If immediate is 0, then target = rn + rm
if immediate is 1, then target = rn +/- imm

You need to then determine if you are doing a load or store (loadstore).

Then you need to determine if you are transferring a byte or a word.

For example:

ldr r0, [r1]

unsigned in target = r1 + 0 (implicit immediate value)
rd = r0

regs[rd] = *target;

You will need to figure out how to do a store and also how to load and store a byte value.

You will need to update your instruction counts and your cache simulator.

Emulating Branch Instructions

You need to emulate the following branch instructions: bx, bl, b, beq, bne (and perhaps other conditionals).

Let's consider bx first because it is the easiest to emulate:

You can ignore cond.

Just extract rn:

rn = iw[3..0]

Now update the PC

state->regs[PC] = regs[rn];

Branch and Branch and Link require a calculation of the branch target address and conditional execution.

You need to extract the following fields:

cond = iw[31..28]
link = iw[24]
offset = iw[23..0]

First, you need to support conditional execution of the branch instructions. You need to check the cond field for the condition type. For example:

0000 is EQ, which means beq. So, you need to look at the Z bit in the CPSR (which was set by a previous cmp instruction). If cond is 0000 and Z is 1, then you need to take the branch (the steps below). Otherwise if Z  is 0, then you need to ignore the branch instruction and simply set PC to PC + 4. Note, that you still need to update your instruction counts (we count a branch not taken as executing a branch instruction) and your cache simulator.

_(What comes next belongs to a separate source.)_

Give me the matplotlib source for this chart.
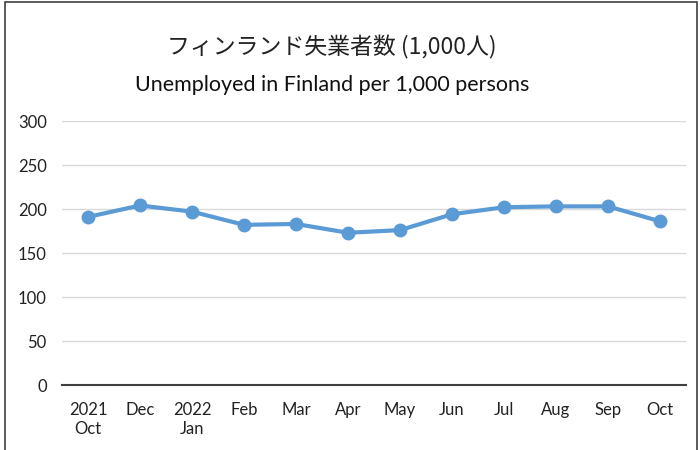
import matplotlib
matplotlib.use('Agg')
import matplotlib.pyplot as plt
from matplotlib.patches import Rectangle

months = ['2021\nOct', 'Dec', '2022\nJan', 'Feb', 'Mar', 'Apr', 'May',
          'Jun', 'Jul', 'Aug', 'Sep', 'Oct']
unemployed = [191, 204, 197, 182, 183, 173, 176, 194, 202, 203, 203, 186]
yticks = [0, 50, 100, 150, 200, 250, 300]

title_jp = 'フィンランド失業者数 (1,000人)'
title_en = 'Unemployed in Finland per 1,000 persons'

plt.rcParams['font.family'] = ['Lato', 'Noto Sans CJK JP', 'DejaVu Sans']

fig = plt.figure(figsize=(7, 4.5), dpi=100)
ax = fig.add_axes([62 / 700, 1 - 385 / 450, (686 - 62) / 700, (385 - 121) / 450])

x = list(range(len(months)))
ax.plot(x, unemployed, '-o', color='#5B9BD5', linewidth=3, markersize=9,
        zorder=3, clip_on=False)

ax.set_xlim(-0.5, len(months) - 0.5)
ax.set_ylim(0, 300)
ax.set_yticks(yticks)
ax.set_xticks(x)
ax.set_xticklabels(months, fontsize=12, color='#222222', linespacing=1.25)
ax.tick_params(axis='y', labelsize=12, colors='#222222', length=0, pad=11)
ax.tick_params(axis='x', length=0, pad=12)

ax.grid(True, axis='y', color='#D9D9D9', linewidth=1)
ax.set_axisbelow(True)
for side in ['top', 'right', 'left']:
    ax.spines[side].set_visible(False)
ax.spines['bottom'].set_color('#404040')
ax.spines['bottom'].set_linewidth(1.5)

fig.text(332 / 700, 1 - 47 / 450, title_jp, ha='center', va='center',
         fontsize=16.5, family=['Noto Sans CJK JP', 'DejaVu Sans'], color='#222222')
fig.text(332 / 700, 1 - 85 / 450, title_en, ha='center', va='center',
         fontsize=15.5, color='#111111')

# chart border
fig.patches.append(Rectangle((5 / 700, -0.1), 692 / 700, 1.1 - 2 / 450,
                             transform=fig.transFigure, fill=False,
                             edgecolor='#404040', linewidth=1.2))

fig.savefig('out.png', dpi=100)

Second, if link is 1 then you need to set LR to PC + 4 (the next instruction).

To calculate the branch target address you need to do the following:

The offset is a 2's complement word address so we need to adjust it to be a 2's complement byte address. This means sign extending the offset value and multiplying by 4. 

Then, assume that the offset is relative to PC + 8 (for architectural reasons).

This means you must adjust the target address by adding 8.

Then add the new offset to PC and set the PC to this value.